● Stated task
Copy word for word the lines in the records below, starting at the line with "Give me the matplotlib source for this chart." and ending at the line with "plt.rcParams['font.family'] = ['Liberation". Skip the pictures.

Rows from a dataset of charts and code

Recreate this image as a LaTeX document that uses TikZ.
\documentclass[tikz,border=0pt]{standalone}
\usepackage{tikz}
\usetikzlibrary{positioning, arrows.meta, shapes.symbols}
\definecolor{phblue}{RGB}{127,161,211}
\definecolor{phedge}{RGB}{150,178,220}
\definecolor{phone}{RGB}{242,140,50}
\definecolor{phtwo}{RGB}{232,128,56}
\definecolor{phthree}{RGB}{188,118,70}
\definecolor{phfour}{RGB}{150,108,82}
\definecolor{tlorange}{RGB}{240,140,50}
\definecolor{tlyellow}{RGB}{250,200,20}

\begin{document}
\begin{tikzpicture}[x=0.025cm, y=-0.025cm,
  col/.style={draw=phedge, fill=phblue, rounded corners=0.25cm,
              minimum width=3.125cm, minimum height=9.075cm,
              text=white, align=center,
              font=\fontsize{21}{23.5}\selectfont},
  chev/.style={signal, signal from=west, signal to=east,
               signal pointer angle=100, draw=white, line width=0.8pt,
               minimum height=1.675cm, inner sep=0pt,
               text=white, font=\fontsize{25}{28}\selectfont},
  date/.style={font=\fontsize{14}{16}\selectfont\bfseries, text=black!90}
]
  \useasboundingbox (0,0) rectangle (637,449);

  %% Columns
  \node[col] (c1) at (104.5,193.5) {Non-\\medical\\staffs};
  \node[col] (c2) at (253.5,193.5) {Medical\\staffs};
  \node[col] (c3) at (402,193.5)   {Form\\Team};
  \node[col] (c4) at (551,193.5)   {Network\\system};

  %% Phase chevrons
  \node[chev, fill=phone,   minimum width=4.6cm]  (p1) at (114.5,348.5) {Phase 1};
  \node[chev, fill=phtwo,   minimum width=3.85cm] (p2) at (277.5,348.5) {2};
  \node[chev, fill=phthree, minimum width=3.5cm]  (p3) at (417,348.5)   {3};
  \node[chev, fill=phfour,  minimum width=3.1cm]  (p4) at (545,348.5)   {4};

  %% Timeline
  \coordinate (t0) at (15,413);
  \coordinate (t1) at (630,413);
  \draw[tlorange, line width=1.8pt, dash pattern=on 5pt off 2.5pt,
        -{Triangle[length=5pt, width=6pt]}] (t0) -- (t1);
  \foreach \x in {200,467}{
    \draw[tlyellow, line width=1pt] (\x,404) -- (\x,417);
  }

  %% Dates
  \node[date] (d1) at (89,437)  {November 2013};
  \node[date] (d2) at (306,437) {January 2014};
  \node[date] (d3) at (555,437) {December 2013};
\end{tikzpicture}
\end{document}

...

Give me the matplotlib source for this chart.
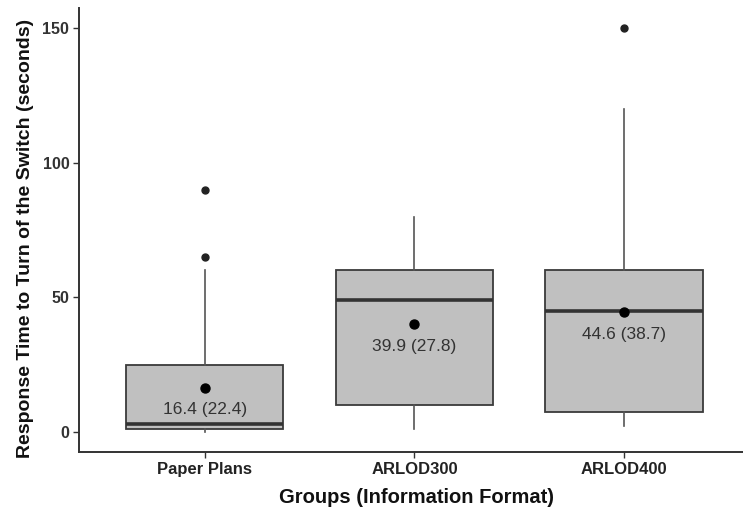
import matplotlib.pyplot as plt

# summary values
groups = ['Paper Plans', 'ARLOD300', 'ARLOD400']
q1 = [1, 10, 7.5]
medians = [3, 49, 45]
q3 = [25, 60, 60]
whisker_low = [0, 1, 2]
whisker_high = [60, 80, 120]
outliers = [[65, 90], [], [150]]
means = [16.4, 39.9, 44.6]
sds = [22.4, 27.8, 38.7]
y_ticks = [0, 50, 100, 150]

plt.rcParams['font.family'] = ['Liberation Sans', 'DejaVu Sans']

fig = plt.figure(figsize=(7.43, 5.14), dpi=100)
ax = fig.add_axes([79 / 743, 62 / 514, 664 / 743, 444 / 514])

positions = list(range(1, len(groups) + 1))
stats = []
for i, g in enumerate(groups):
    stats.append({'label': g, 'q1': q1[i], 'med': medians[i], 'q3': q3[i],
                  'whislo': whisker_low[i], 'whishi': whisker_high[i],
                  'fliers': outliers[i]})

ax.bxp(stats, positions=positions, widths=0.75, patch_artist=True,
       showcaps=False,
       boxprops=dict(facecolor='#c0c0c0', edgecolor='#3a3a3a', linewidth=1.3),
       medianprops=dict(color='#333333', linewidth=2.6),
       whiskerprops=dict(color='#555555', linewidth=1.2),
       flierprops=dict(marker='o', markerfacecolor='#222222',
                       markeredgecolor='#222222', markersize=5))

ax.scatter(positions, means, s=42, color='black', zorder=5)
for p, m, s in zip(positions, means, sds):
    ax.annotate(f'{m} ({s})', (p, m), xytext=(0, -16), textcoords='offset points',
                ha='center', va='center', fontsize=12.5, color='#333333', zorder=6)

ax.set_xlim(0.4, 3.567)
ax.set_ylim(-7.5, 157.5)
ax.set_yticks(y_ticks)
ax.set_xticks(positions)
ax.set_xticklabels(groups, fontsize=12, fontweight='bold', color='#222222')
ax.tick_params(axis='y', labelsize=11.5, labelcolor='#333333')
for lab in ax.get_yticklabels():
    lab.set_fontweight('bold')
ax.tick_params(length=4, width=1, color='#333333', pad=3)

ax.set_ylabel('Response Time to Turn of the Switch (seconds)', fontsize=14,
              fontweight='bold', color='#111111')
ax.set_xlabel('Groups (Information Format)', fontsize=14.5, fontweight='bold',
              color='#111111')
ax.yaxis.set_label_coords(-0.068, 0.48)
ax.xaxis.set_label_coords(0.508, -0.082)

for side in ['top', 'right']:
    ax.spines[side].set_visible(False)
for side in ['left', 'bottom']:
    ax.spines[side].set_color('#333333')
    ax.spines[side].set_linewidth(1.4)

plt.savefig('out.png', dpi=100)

● Solution for this task
Give me the matplotlib source for this chart.
import matplotlib.pyplot as plt

# summary values
groups = ['Paper Plans', 'ARLOD300', 'ARLOD400']
q1 = [1, 10, 7.5]
medians = [3, 49, 45]
q3 = [25, 60, 60]
whisker_low = [0, 1, 2]
whisker_high = [60, 80, 120]
outliers = [[65, 90], [], [150]]
means = [16.4, 39.9, 44.6]
sds = [22.4, 27.8, 38.7]
y_ticks = [0, 50, 100, 150]

plt.rcParams['font.family'] = ['Liberation Sans', 'DejaVu Sans']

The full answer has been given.